Hoy celebramos la memoria de San Ignacio de Antioquía.
La lectura de hoy es del evangelio de Juan (Jn 12, 24-26):
En aquel tiempo, Jesús dijo a sus discípulos: «En verdad, en verdad os digo: si el grano de trigo no cae en tierra y muere, queda él solo; pero si muere, da mucho fruto. El que ama su vida, la pierde; y el que odia su vida en este mundo, la guardará para una vida eterna. Si alguno me sirve, que me siga, y donde yo esté, allí estará también mi servidor. Si alguno me sirve, el Padre le honrará».
Hoy contemplamos la imagen del grano de trigo que muere dando mucho fruto (cf. Jn 12,24): es Cristo mismo, no sólo metafórica o simbólicamente, sino literalmente. No se trata de simples palabras bonitas. Jesús, en efecto, nos regaló anticipadamente su sacrificio de la Cruz haciéndose “pan” para nosotros. He aquí las palabras textuales que pronunció en el Cenáculo: «Tomad y masticad todos de él, porque esto es mi cuerpo triturado por vosotros». ¡Cristo se ha hecho trigo para que podamos comerlo con fruto!
San Ignacio de Antioquía, obispo y mártir contemporáneo de la era apostólica (35-108), vivió un martirio de sorprendente semejanza con el de Cristo. En primer lugar, porque al igual que el Maestro no encontró la muerte en un abrir y cerrar de ojos. Jesús desveló desde el comienzo de su ministerio público cuál iba a ser su destino: sabía a dónde se dirigía y esperaba con gran deseo su hora (cf. Lc 12,50).
El obispo mártir de Antioquía, por su parte, recorrió como preso un largo itinerario desde Siria hasta la Roma imperial, donde iba a ser ejecutado. El viaje hacia el martirio duró varias semanas. Durante este itinerario, Ignacio escribió 7 preciosas cartas a diversas comunidades cristianas (Éfeso, Filadelfia, Esmirna…). Estos escritos son un testimonio privilegiado de la fe y vida de las primeras generaciones cristianas. Ignacio, como Cristo, sabía muy bien a dónde se dirigía. Impresionan el ardor, la ilusión y el amor con que esperaba el martirio.

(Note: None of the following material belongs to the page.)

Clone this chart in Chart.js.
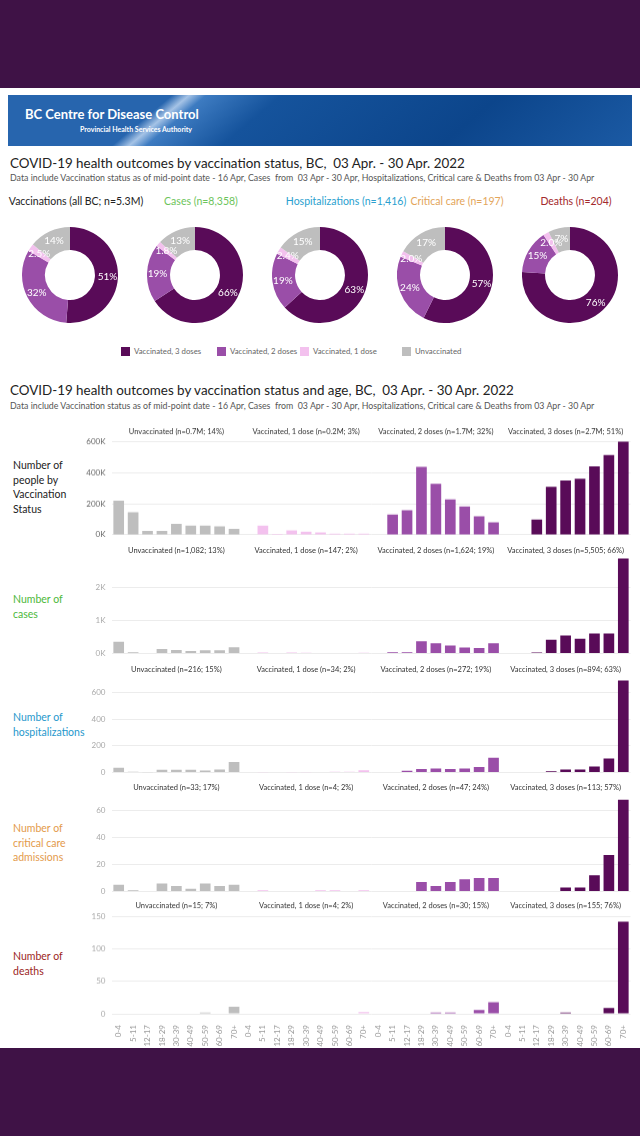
<!DOCTYPE html>
<html>
<head>
<meta charset="utf-8">
<script src="https://cdn.jsdelivr.net/npm/chart.js@4.4.1/dist/chart.umd.min.js"></script>
<style>
  html, body { margin: 0; padding: 0; }
  body { width: 640px; height: 1136px; position: relative; overflow: hidden; background: #3f1246; font-family: Lato, "Open Sans", sans-serif; }
  .abs { position: absolute; }
  #sheet { left: 0; top: 88px; width: 640px; height: 960px; background: #fff; }
  #banner { left: 8px; top: 95px; width: 624px; height: 51px; overflow: hidden;
    background: linear-gradient(140deg, #2765ae 0%, #2765ae 24%, #a5c3e6 26.5%, #3d7bc1 29%, #15539c 40%, #0c458b 72%, #1b5aa4 100%); }
  #banner .t1 { left: 17px; top: 11px; color: #fff; font-weight: 700; font-size: 13px; white-space: nowrap; }
  #banner .t2 { left: 72px; top: 30px; color: #fff; font-weight: 700; font-size: 7px; white-space: nowrap; }
  .h1 { left: 10px; font-size: 14px; line-height: 18px; color: #222; white-space: pre; transform: scaleX(0.956); transform-origin: left center; }
  .sub { left: 10px; font-size: 8.8px; line-height: 10px; color: #555; white-space: pre; }
  .dtitle { font-size: 10.5px; line-height: 13px; white-space: nowrap; transform: translateX(-50%); }
  .rowlab { left: 13px; font-size: 10.5px; line-height: 14.5px; white-space: nowrap; }
  .leg { font-size: 7.8px; line-height: 10px; color: #666; white-space: nowrap; }
</style>
</head>
<body>
<div id="sheet" class="abs"></div>
<div id="banner" class="abs">
  <div class="abs t1">BC Centre for Disease Control</div>
  <div class="abs t2">Provincial Health Services Authority</div>
</div>
<div class="abs h1" style="top:154px">COVID-19 health outcomes by vaccination status, BC,  03 Apr. - 30 Apr. 2022</div>
<div class="abs sub" style="top:173px">Data include Vaccination status as of mid-point date - 16 Apr, Cases  from  03 Apr - 30 Apr, Hospitalizations, Critical care &amp; Deaths from 03 Apr - 30 Apr</div>
<div class="abs h1" style="top:381px">COVID-19 health outcomes by vaccination status and age, BC,  03 Apr. - 30 Apr. 2022</div>
<div class="abs sub" style="top:401px">Data include Vaccination status as of mid-point date - 16 Apr, Cases  from  03 Apr - 30 Apr, Hospitalizations, Critical care &amp; Deaths from 03 Apr - 30 Apr</div>

<div class="abs rowlab" style="top:458px;color:#222">Number of<br>people by<br>Vaccination<br>Status</div>
<div class="abs rowlab" style="top:592px;color:#4cb83a">Number of<br>cases</div>
<div class="abs rowlab" style="top:710px;color:#1f98cc">Number of<br>hospitalizations</div>
<div class="abs rowlab" style="top:821px;color:#e39a4b">Number of<br>critical care<br>admissions</div>
<div class="abs rowlab" style="top:949px;color:#9c1f24">Number of<br>deaths</div>

<script>
const ageGroups = ['0-4', '5-11', '12-17', '18-29', '30-39', '40-49', '50-59', '60-69', '70+'];
const statusNames = ['Unvaccinated', 'Vaccinated, 1 dose', 'Vaccinated, 2 doses', 'Vaccinated, 3 doses'];
const statusColors = ['#bebebe', '#f3c1ee', '#9a4ea8', '#590b58'];

// donuts, slices clockwise from the top: 3 doses, 2 doses, 1 dose, unvaccinated
const donutTitles = ['Vaccinations (all BC; n=5.3M)', 'Cases (n=8,358)', 'Hospitalizations (n=1,416)', 'Critical care (n=197)', 'Deaths (n=204)'];
const donutTitleColors = ['#222', '#6cc45a', '#2a9fcf', '#e3a55a', '#a3292c'];
const vaxShare = [51, 32, 2.5, 14];
const casesByStatus = [5505, 1624, 147, 1082];
const hospByStatus = [894, 272, 34, 216];
const critByStatus = [113, 47, 4, 33];
const deathsByStatus = [155, 30, 4, 15];

// people by age (thousands)
const peopleUnvax = [221, 146, 26, 26, 71, 60, 60, 54, 39];
const people1Dose = [0, 60, 6, 28, 21, 15, 8, 8, 8];
const people2Dose = [0, 131, 159, 439, 329, 228, 183, 120, 80];
const people3Dose = [0, 0, 99, 310, 350, 361, 441, 514, 600];
const peopleTitles = ['Unvaccinated (n=0.7M; 14%)', 'Vaccinated, 1 dose (n=0.2M; 3%)', 'Vaccinated, 2 doses (n=1.7M; 32%)', 'Vaccinated, 3 doses (n=2.7M; 51%)'];
const peopleTicks = [0, 200, 400, 600];

const casesUnvax = [350, 35, 15, 130, 105, 70, 95, 95, 187];
const cases1Dose = [0, 30, 10, 25, 20, 15, 15, 12, 20];
const cases2Dose = [0, 32, 32, 370, 305, 240, 175, 165, 305];
const cases3Dose = [0, 0, 25, 410, 545, 440, 605, 605, 2875];
const casesTitles = ['Unvaccinated (n=1,082; 13%)', 'Vaccinated, 1 dose (n=147; 2%)', 'Vaccinated, 2 doses (n=1,624; 19%)', 'Vaccinated, 3 doses (n=5,505; 66%)'];
const casesTicks = [0, 1000, 2000];

const hospUnvax = [36, 4, 1, 20, 20, 20, 14, 22, 79];
const hosp1Dose = [0, 1, 0, 2, 2, 3, 4, 5, 17];
const hosp2Dose = [0, 0, 12, 25, 30, 25, 30, 40, 110];
const hosp3Dose = [0, 0, 0, 8, 22, 22, 44, 105, 693];
const hospTitles = ['Unvaccinated (n=216; 15%)', 'Vaccinated, 1 dose (n=34; 2%)', 'Vaccinated, 2 doses (n=272; 19%)', 'Vaccinated, 3 doses (n=894; 63%)'];
const hospTicks = [0, 200, 400, 600];

const critUnvax = [5, 1, 0, 6, 4, 2, 6, 4, 5];
const crit1Dose = [0, 1, 0, 0, 0, 1, 1, 0, 1];
const crit2Dose = [0, 0, 0, 7, 4, 7, 9, 10, 10];
const crit3Dose = [0, 0, 0, 0, 3, 3, 12, 27, 68];
const critTitles = ['Unvaccinated (n=33; 17%)', 'Vaccinated, 1 dose (n=4; 2%)', 'Vaccinated, 2 doses (n=47; 24%)', 'Vaccinated, 3 doses (n=113; 57%)'];
const critTicks = [0, 20, 40, 60];

const deathsUnvax = [0, 0, 0, 0, 0, 1, 2, 1, 11];
const deaths1Dose = [0, 0, 0, 0, 0, 0, 0, 1, 3];
const deaths2Dose = [0, 0, 0, 1, 2, 2, 1, 6, 18];
const deaths3Dose = [0, 0, 0, 1, 2, 0, 1, 9, 142];
const deathsTitles = ['Unvaccinated (n=15; 7%)', 'Vaccinated, 1 dose (n=4; 2%)', 'Vaccinated, 2 doses (n=30; 15%)', 'Vaccinated, 3 doses (n=155; 76%)'];
const deathsTicks = [0, 50, 100, 150];

Chart.defaults.font.family = 'Lato, "Open Sans", sans-serif';
Chart.defaults.animation = false;

function box(left, top, w, h) {
    const d = document.createElement('div');
    d.className = 'abs';
    d.style.left = left + 'px';
    d.style.top = top + 'px';
    d.style.width = w + 'px';
    d.style.height = h + 'px';
    document.body.appendChild(d);
    return d;
}

// percentage labels on the donut slices
const sliceLabels = {
    id: 'sliceLabels',
    afterDatasetsDraw(chart) {
        const ctx = chart.ctx;
        const data = chart.data.datasets[0].data;
        const total = data.reduce((a, b) => a + b, 0);
        ctx.save();
        ctx.font = '10px Lato';
        ctx.fillStyle = '#fff';
        ctx.textAlign = 'center';
        ctx.textBaseline = 'middle';
        chart.getDatasetMeta(0).data.forEach((arc, i) => {
            const p = data[i] / total * 100;
            const txt = p < 5 ? p.toFixed(1) + '%' : Math.round(p) + '%';
            const mid = (arc.startAngle + arc.endAngle) / 2;
            const r = (arc.innerRadius + arc.outerRadius) / 2 + 1;
            ctx.fillText(txt, arc.x + Math.cos(mid) * r, arc.y + Math.sin(mid) * r);
        });
        ctx.restore();
    }
};

// panel headings above each group of 9 bars
const panelTitles = {
    id: 'panelTitles',
    afterDraw(chart, args, opts) {
        const {ctx, chartArea} = chart;
        const x = chart.scales.x;
        ctx.save();
        ctx.font = '7.5px Lato';
        ctx.fillStyle = '#333';
        ctx.textAlign = 'center';
        ctx.textBaseline = 'middle';
        opts.titles.forEach((t, i) => {
            const cx = (x.getPixelForValue(i * 9) + x.getPixelForValue(i * 9 + 8)) / 2;
            ctx.fillText(t, cx, chartArea.top + opts.offset);
        });
        ctx.restore();
    }
};

const donutX = [70, 195, 320, 445, 570];
const donutTitleX = [76, 201, 346, 457, 576];
[vaxShare, casesByStatus, hospByStatus, critByStatus, deathsByStatus].forEach((vals, i) => {
    const t = document.createElement('div');
    t.className = 'abs dtitle';
    t.style.left = donutTitleX[i] + 'px';
    t.style.top = '194.5px';
    t.style.color = donutTitleColors[i];
    t.textContent = donutTitles[i];
    document.body.appendChild(t);

    const wrap = box(donutX[i] - 48, 227, 96, 96);
    const cv = document.createElement('canvas');
    wrap.appendChild(cv);
    new Chart(cv, {
        type: 'doughnut',
        data: {
            labels: [statusNames[3], statusNames[2], statusNames[1], statusNames[0]],
            datasets: [{
                data: vals,
                backgroundColor: [statusColors[3], statusColors[2], statusColors[1], statusColors[0]],
                borderWidth: 0
            }]
        },
        options: {
            responsive: true,
            maintainAspectRatio: false,
            cutout: '52%',
            plugins: { legend: { display: false }, tooltip: { enabled: false } }
        },
        plugins: [sliceLabels]
    });
});

// legend under the donuts
const legendX = [121, 217, 300, 402];
[3, 2, 1, 0].forEach((s, i) => {
    const sw = box(legendX[i], 346.5, 9, 9);
    sw.style.background = statusColors[s];
    const t = document.createElement('div');
    t.className = 'abs leg';
    t.style.left = (legendX[i] + 13) + 'px';
    t.style.top = '346px';
    t.textContent = statusNames[s];
    document.body.appendChild(t);
});

function fitArea(chart, wrap, pad, area) {
    let ca = chart.chartArea;
    pad.left += area.left - ca.left;
    pad.right += ca.right - area.right;
    const extra = chart.height - (ca.bottom - ca.top);
    wrap.style.height = (area.bottom - area.top + extra) + 'px';
    chart.resize();
    chart.update();
    ca = chart.chartArea;
    wrap.style.top = (area.top - ca.top) + 'px';
}

function barRow(row) {
    const wrap = box(0, 0, 640, 160);
    const cv = document.createElement('canvas');
    wrap.appendChild(cv);
    const pad = { top: 16, right: 10, bottom: 0, left: 0 };
    const chart = new Chart(cv, {
        type: 'bar',
        data: {
            labels: row.series.flatMap(() => ageGroups),
            datasets: [{
                data: row.series.flat(),
                backgroundColor: row.series.flatMap((s, i) => s.map(() => statusColors[i])),
                barPercentage: 0.74,
                categoryPercentage: 1
            }]
        },
        options: {
            responsive: true,
            maintainAspectRatio: false,
            layout: { padding: pad },
            plugins: {
                legend: { display: false },
                tooltip: { enabled: false },
                panelTitles: { titles: row.titles, offset: row.titleY - row.top }
            },
            scales: {
                x: {
                    display: row.showAges,
                    grid: { display: false },
                    border: { display: false },
                    ticks: { color: '#999', font: { size: 8 }, minRotation: 90, maxRotation: 90, autoSkip: false, padding: 3 }
                },
                y: {
                    min: 0,
                    max: row.max,
                    border: { display: false },
                    grid: { color: '#ececec', drawTicks: false },
                    ticks: { color: row.tickColor, font: { size: 8 }, padding: 6, callback: row.fmt },
                    afterBuildTicks: axis => { axis.ticks = row.ticks.map(v => ({ value: v })); }
                }
            }
        },
        plugins: [panelTitles]
    });
    fitArea(chart, wrap, pad, { left: 111.5, right: 630.5, top: row.top, bottom: row.bottom });
}

barRow({ series: [peopleUnvax, people1Dose, people2Dose, people3Dose], titles: peopleTitles, ticks: peopleTicks,
    max: 630, fmt: v => v + 'K', tickColor: '#666', top: 437.1, bottom: 534, titleY: 431.7, showAges: false });
barRow({ series: [casesUnvax, cases1Dose, cases2Dose, cases3Dose], titles: casesTitles, ticks: casesTicks,
    max: 2950, fmt: v => (v / 1000) + 'K', tickColor: '#aaa', top: 556.3, bottom: 653.7, titleY: 550.5, showAges: false });
barRow({ series: [hospUnvax, hosp1Dose, hosp2Dose, hosp3Dose], titles: hospTitles, ticks: hospTicks,
    max: 720, fmt: v => v, tickColor: '#aaa', top: 677.1, bottom: 772.5, titleY: 670, showAges: false });
barRow({ series: [critUnvax, crit1Dose, crit2Dose, crit3Dose], titles: critTitles, ticks: critTicks,
    max: 70, fmt: v => v, tickColor: '#aaa', top: 797, bottom: 891.5, titleY: 787.5, showAges: false });
barRow({ series: [deathsUnvax, deaths1Dose, deaths2Dose, deaths3Dose], titles: deathsTitles, ticks: deathsTicks,
    max: 155, fmt: v => v, tickColor: '#aaa', top: 913.2, bottom: 1013.3, titleY: 906, showAges: true });
</script>
</body>
</html>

Hay, además, un segundo aspecto del martirio de san Ignacio de Antioquía que recuerda especialmente la entrega de Jesús. En su carta “Ad Romanos” afirma que deseaba «ser trigo de Dios, molido por los dientes de las fieras y convertido en pan puro de Cristo». ¡Qué fruto tan bello!: identificado con Jesús-crucificado y asemejado con Jesús-Eucaristía. Han pasado los siglos y nunca nos ha faltado el fruto de la Eucaristía: ¡Dios nos lo ha puesto a nosotros mucho más fácil que a san Ignacio! ¡Ojalá que no nos falten la pureza y el ardor de san Ignacio de Antioquía!